Volendo attingere e quindi citare un brano di L. Rossi in un contesto che fa riferimento alla pubblicazione (a cura sua,) del libro di Giovanni Maiese, preziosa opera pubblicata nel 1983 col titolo “Vallo lucano” e suoi dintorni, credo di applicare il contenuto sull'opera di Barra, che è riuscito, tra le tante sue opere, a cercare e quindi a tramandare atti e dati riguardanti la storia di Gioi, da tempo considerati smarriti, introvabili e quindi non consultabili, Perché i cosiddetti storici locali si fermano e, quindi, si bloccano su una metodologia di poco valore. [G. Maiese, Vallo lucano e suoi dintorni, raccolta di notizie storiche (a cura di L. Rossi), Galzerano Editore, Casalvelino Scalo (Sa) 1983, pag. 17.]

 

La ricerca condotta ha dimostrato che è possibile attingere ai documenti conservati negli archivi, ha evidenziato come tramite tali carte si può tracciare un quadro di riferimento per una storia locale da inserire, con una adeguata metodologia, in un più generale disegno.

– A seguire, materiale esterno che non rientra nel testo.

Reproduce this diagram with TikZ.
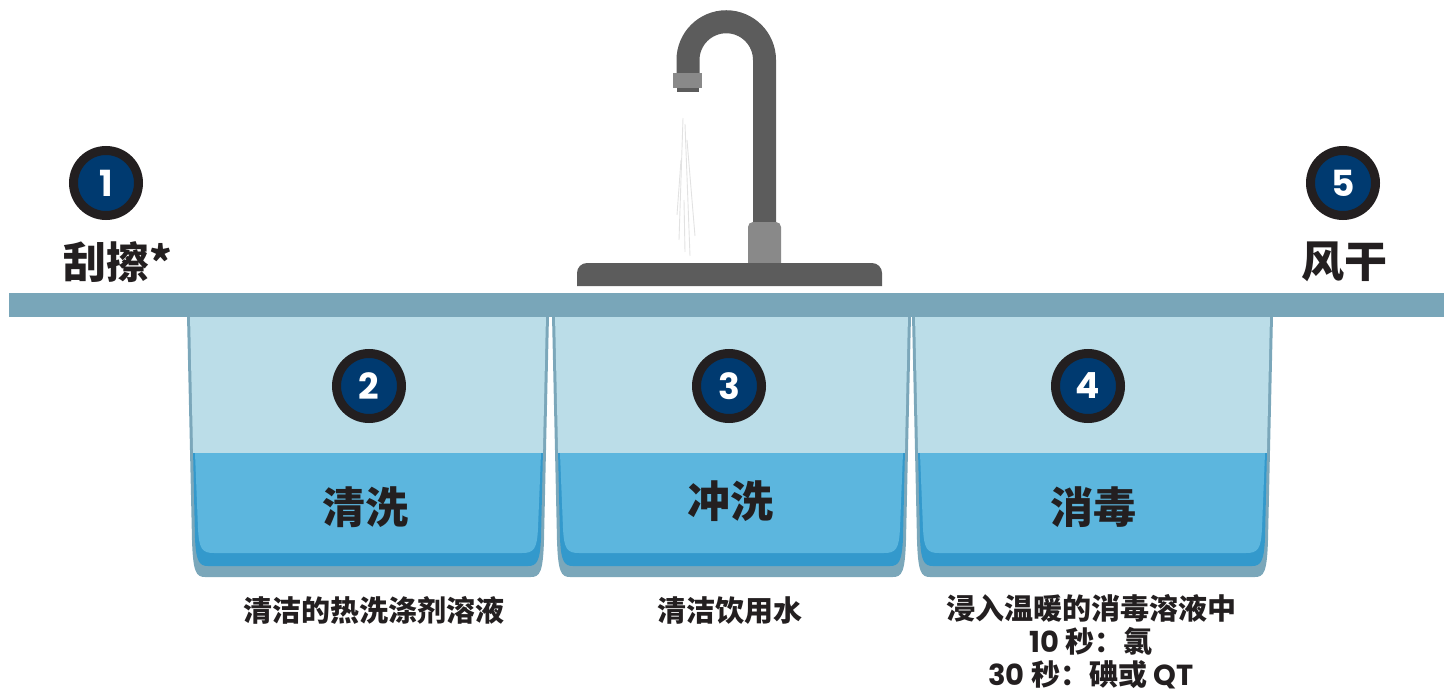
\documentclass[tikz,border=0pt]{standalone}
\usepackage{fontspec}
\newfontfamily\cjk{Noto Sans CJK SC}
\newfontfamily\lat{Poppins}
\definecolor{counter}{HTML}{79A6B9}
\definecolor{sinkrim}{HTML}{7BA7BA}
\definecolor{sinkin}{HTML}{BBDDE8}
\definecolor{waterdark}{HTML}{3399CC}
\definecolor{water}{HTML}{5CB6DE}
\definecolor{tapdark}{HTML}{5C5C5C}
\definecolor{taplight}{HTML}{898989}
\definecolor{ring}{HTML}{231F20}
\definecolor{navy}{HTML}{003A70}
\definecolor{ink}{HTML}{231F20}
\definecolor{stream}{HTML}{E2E2E2}

% one basin between left edge #1 and right edge #2
\newcommand\basin[2]{%
  \fill[sinkrim] (#1-1,315) -- ({#1+4},540) .. controls ({#1+5},572) and ({#1+8},577) .. ({#1+17},577)
     -- ({#2-17},577) .. controls ({#2-8},577) and ({#2-5},572) .. ({#2-4},540) -- (#2+1,315) -- cycle;
  \begin{scope}
    \clip ({#1+2},315) -- ({#1+7},538) .. controls ({#1+8},561) and ({#1+11},566) .. ({#1+20},566)
     -- ({#2-20},566) .. controls ({#2-11},566) and ({#2-8},561) .. ({#2-7},538) -- ({#2-2},315) -- cycle;
    \fill[waterdark] (#1,453) rectangle (#2,580);
    \fill[sinkin] (#1,310) rectangle (#2,453);
    \fill[water] ({#1+7},453) -- ({#1+10},528) .. controls ({#1+11},549) and ({#1+14},553) .. ({#1+26},553)
     -- ({#2-26},553) .. controls ({#2-14},553) and ({#2-11},549) .. ({#2-10},528) -- ({#2-7},453) -- cycle;
  \end{scope}
}

\tikzset{
  badge/.style={circle, fill=navy, draw=ring, line width=9pt, minimum size=65pt,
    inner sep=0pt, text=white, font=\lat\bfseries\fontsize{36}{36}\selectfont},
  bigtitle/.style={text=ink, inner sep=0pt, font=\cjk\bfseries\fontsize{43}{46}\selectfont},
  note/.style={text=ink, inner sep=0pt, anchor=base, text height=22pt, text depth=3pt,
    font=\cjk\bfseries\fontsize{29}{37}\selectfont},
}

\begin{document}
\begin{tikzpicture}[x=1pt,y=-1pt]
\useasboundingbox (0,0) rectangle (1444,698);

% basins
\basin{188}{548}
\basin{553}{910}
\basin{913}{1272}

% counter top
\fill[counter] (9,293) rectangle (1444,317);

% water stream
\begin{scope}[stream, line width=0.9pt]
  \draw (683,118) -- (679,240);
  \draw (685,124) -- (690,256);
  \draw (687,140) -- (695,236);
  \draw (684,200) -- (685,252);
  \draw (681,160) -- (677,215);
\end{scope}

% faucet
\draw[tapdark, line width=23pt] (764.5,226) -- (764.5,60)
  .. controls (764.5,38.9) and (747.4,21.75) .. (726.25,21.75)
  .. controls (705.1,21.75) and (688,38.9) .. (688,60) -- (688,76);
\fill[tapdark] (677,74) rectangle (699,92);
\fill[taplight] (673,73) rectangle (702,88);
\fill[taplight] (748,264) [rounded corners=5pt] -- (748,222) -- (781,222) [sharp corners] -- (781,264) -- cycle;
\fill[tapdark] (577,286) [rounded corners=10pt] -- (577,263) -- (882,263) [sharp corners] -- (882,286) -- cycle;

% step badges
\node[badge] (b1) at (106,183) {1};
\node[badge] (b2) at (369,386) {2};
\node[badge] (b3) at (729,386) {3};
\node[badge] (b4) at (1088,386) {4};
\node[badge] (b5) at (1343,183) {5};

% step titles
\node[bigtitle] (t1) at (118,262) {刮擦*};
\node[bigtitle] (t2) at (365,507) {清洗};
\node[bigtitle] (t3) at (730,501) {冲洗};
\node[bigtitle] (t4) at (1093,507) {消毒};
\node[bigtitle] (t5) at (1344,262) {风干};

% basin notes (placed on their baselines)
\node[note] (n2) at (374,621) {清洁的热洗涤剂溶液};
\node[note] (n3) at (730,621) {清洁饮用水};
\node[note] (n4a) at (1091,619) {浸入温暖的消毒溶液中};
\node[note] (n4b) at (1091,652) {{\lat 10} 秒：氯};
\node[note] (n4c) at (1091,685) {{\lat 30} 秒：碘或 {\lat QT}};
\end{tikzpicture}
\end{document}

La pubblicazione di tale opera ha anche l’intendi­mento di convincere coloro che sono in possesso di do­cumenti a metterli a disposizione dei ricercatori, di indurre gli amministratori dei comuni e degli enti operanti nel territorio cilentano a farsi parte attiva per predisporre tutte le attrezzature materiali per custodire e consen­tire la consultazione di questa imponente massa documentaria. E' un lavoro interessante e meritorio, tanto più che col passare degli anni ci si rende conto che proprio la lettura delle carte custodite negli archivi, secondo criteri di campionatura o anche in modo più capillare  costituisce una fonte indispensabile per comprendere,

 

la difficile e complessa storia di ogni piccolo paese.

L'uso pubblico di tale documentazione contribuisce a offrire una nuova vitalità alla storia in generale e stimola tutti a partecipare al dibattito culturale in quanto tale, facendo riferimento soprattutto agli amanti della cultura e appartenenti alla popolazione di Gioi, che in questo periodo, grazie alla loro collaborazione, sono in atto tante iniziative a tal fine organizzate. Non basta una semplice conoscenza della storia, è necessario avere e approfondire una vera comprensione e coscienza dei fatti che avvengono nello scorrere del tempo.

Nel 1935 Lévinas concluse uno dei suoi primi scritti con le seguenti parole:  [E. Levinas, De l'evasion, Fata Morgana, Montpellier 1982, pag. 99 - Questa è una riedizione dell'articolo apparso nel 1935 nelle «Richerches Philosophiques», pgg. 373-392.]

 

si tratta di uscire dall'essere per una nuova via a rischio di rovesciare determinate nozioni che al senso comune e alla saggezza delle nazioni sembrano le più evidenti ricercare una via sempre nuova per stabilire certezze, anche storiche, che ci rendono capaci di amare una società e, quindi, rivivere il suo tempo stretto in una totalità di fatti avvenuti.